Hollywood star Nicole Kidman couldn’t receive her award for Best Actress for a at the Venice Film Festival in person because of the death of her “beautiful, brave” mother.
The actress won the award for her role of a CEO, who has an affair with a young intern, played by Harris Dickinson, in director Halina Reijn’s ‘Babygirl’, reports ‘Mirror.co.uk’.
Speaking to the audience at the festival on Saturday night through a note read out by Reijn, Kidman said her “heart is broken”.

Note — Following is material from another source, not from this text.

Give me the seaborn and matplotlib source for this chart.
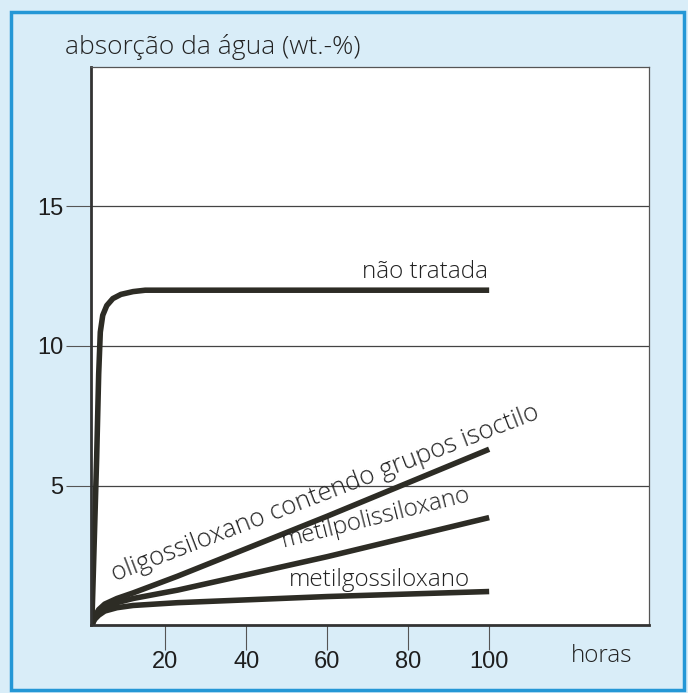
import matplotlib
matplotlib.use("Agg")
import matplotlib.pyplot as plt
import seaborn as sns
from matplotlib import font_manager
from matplotlib.patches import Rectangle

# curves (hours, wt.-%)
nao_x = [1.8, 2.4, 3.0, 3.5, 3.9, 4.5, 5.5, 7, 9, 12, 15, 100]
nao_y = [0, 3, 6, 9, 10.5, 11.1, 11.45, 11.7, 11.85, 11.95, 12.0, 12.0]

oligo_x = [1.8, 2.5, 3.5, 5, 8, 12, 23, 60, 100]
oligo_y = [0, 0.3, 0.55, 0.75, 0.95, 1.15, 1.75, 3.9, 6.3]

poli_x = [1.8, 2.5, 3.5, 5, 8, 12, 23, 40, 60, 80, 100]
poli_y = [0, 0.25, 0.45, 0.6, 0.8, 0.95, 1.25, 1.8, 2.45, 3.15, 3.85]

metg_x = [1.8, 2.5, 3.5, 5, 8, 12, 23, 60, 100]
metg_y = [0, 0.2, 0.35, 0.5, 0.62, 0.7, 0.8, 1.02, 1.2]

x_ticks = [20, 40, 60, 80, 100]
y_ticks = [5, 10, 15]

fonts = font_manager.fontManager.ttflist
names = {f.name for f in fonts}
num_font = "Liberation Sans Narrow" if "Liberation Sans Narrow" in names else "Liberation Sans"
txt_font = "Open Sans" if "Open Sans" in names else "DejaVu Sans"
has_light = any(f.name == txt_font and f.weight == 300 for f in fonts)
txt_weight = 300 if has_light else "normal"

sns.set_theme(style="white")
plt.rcParams["font.family"] = [txt_font, "DejaVu Sans"]

bg = "#d9edf8"
ink = "#2d2c25"
txt = "#222222"

fig = plt.figure(figsize=(6.88, 6.93), dpi=100)
fig.patch.set_facecolor(bg)
fig.patches.append(Rectangle((11 / 688, 3 / 693), 673 / 688, 678 / 693,
                             transform=fig.transFigure, fill=False,
                             edgecolor="#2497d6", lw=2.5))

ax = fig.add_axes([91 / 688, 68 / 693, 558 / 688, 558 / 693])
ax.set_facecolor("white")

for xs, ys in [(nao_x, nao_y), (oligo_x, oligo_y), (poli_x, poli_y), (metg_x, metg_y)]:
    sns.lineplot(x=xs, y=ys, ax=ax, color=ink, lw=4, sort=False,
                 estimator=None, solid_capstyle="butt")

ax.set_xlim(1.6, 139.5)
ax.set_ylim(0, 20)
ax.set_xticks(x_ticks)
ax.set_yticks(y_ticks)
ax.set_xticklabels([str(v) for v in x_ticks], fontfamily=num_font, fontsize=17, color="#1e1e1e")
ax.set_yticklabels([str(v) for v in y_ticks], fontfamily=num_font, fontsize=17, color="#1e1e1e")
ax.tick_params(axis="x", direction="out", length=18, width=0.8, color="#555555", pad=1, bottom=True)
ax.tick_params(axis="y", direction="out", length=18, width=0.8, color="#555555", pad=2, left=True)
ax.yaxis.grid(True, color="#444444", lw=0.9)
ax.set_axisbelow(True)

for side in ["left", "bottom"]:
    ax.spines[side].set_color("#333333")
    ax.spines[side].set_linewidth(2)
for side in ["top", "right"]:
    ax.spines[side].set_color("#555555")
    ax.spines[side].set_linewidth(0.9)

ax.set_xlabel("")
ax.set_ylabel("")

lab = dict(fontsize=17.5, color=txt, va="center", fontweight=txt_weight)
fig.text(65 / 688, 1 - 47 / 693, "absorção da água (wt.-%)", ha="left",
         **{**lab, "fontsize": 19})
fig.text(602 / 688, 1 - 656 / 693, "horas", ha="center", **lab)

fig.text(425 / 688, 1 - 272 / 693, "não tratada", ha="center", **lab)
fig.text(325 / 688, 1 - 494 / 693, "oligossiloxano contendo grupos isoctilo",
         rotation=21, rotation_mode="anchor", ha="center", **{**lab, "fontsize": 18.5})
fig.text(376 / 688, 1 - 518 / 693, "metilpolissiloxano", rotation=14,
         rotation_mode="anchor", ha="center", **lab)
fig.text(379 / 688, 1 - 580 / 693, "metilgossiloxano", ha="center", **lab)

fig.savefig("out.png", dpi=100, facecolor=fig.get_facecolor())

It read, “Today I arrived in Venice to find out shortly after, that my beautiful, brave mother Janelle Ann Kidman has just passed. I am in shock and I have to go to my family, but this award is for her, she shaped me, she guided me, and she made me. I am beyond grateful that I get to say her name to all of you through Halina, the collision of life and art is heart-breaking, and my heart is broken. We love you all”.
As per ‘Mirror.co.uk’, the actress had paid tribute to her late mother earlier this year when she became the first Australian to be honoured with the esteemed American Film Institute Lifetime Achievement Award.
At the time, she addressed the fact her mother could not see her be honoured due to ill health. She said in April, “My mama is not here, but she sent me a card and I was weeping”.
The Australian actress continued, “So this is for her, she’s been there through all of it since I was a little girl crying on the bed, going, ‘mama, they didn’t want me, I’m not pretty enough, I’m too tall, I’m covered in freckles, I’m this, I’m that’, And she’s always cheered me on, so this is for her”.
The 81st edition of the Venice Film Festival concluded on Saturday. Filmmaker Pedro Almodovar’s English-language debut ‘The Room Next Door’ bagged the festival’s most prestigious prize, the Golden Lion, which is awarded for best film. The movie, which stars Julianne Moore and Tilda Swinton, received a nearly 20-minute standing ovation when it premiered at the festival.
Venice’s last day also saw the world premiere of ‘Horizon: An American Saga Chapter 2’, and Vincent Lindon winning best actor for his performance as a single father whose son is radicalised by the far right in French drama ‘The Quiet Son’. The Luigi De Laurentiis award for a debut film was won by Sarah Friedland’s Familiar Touch, about an octogenarian’s transition to life in assisted living as she grapples with her age, memory and relationship to her caregivers.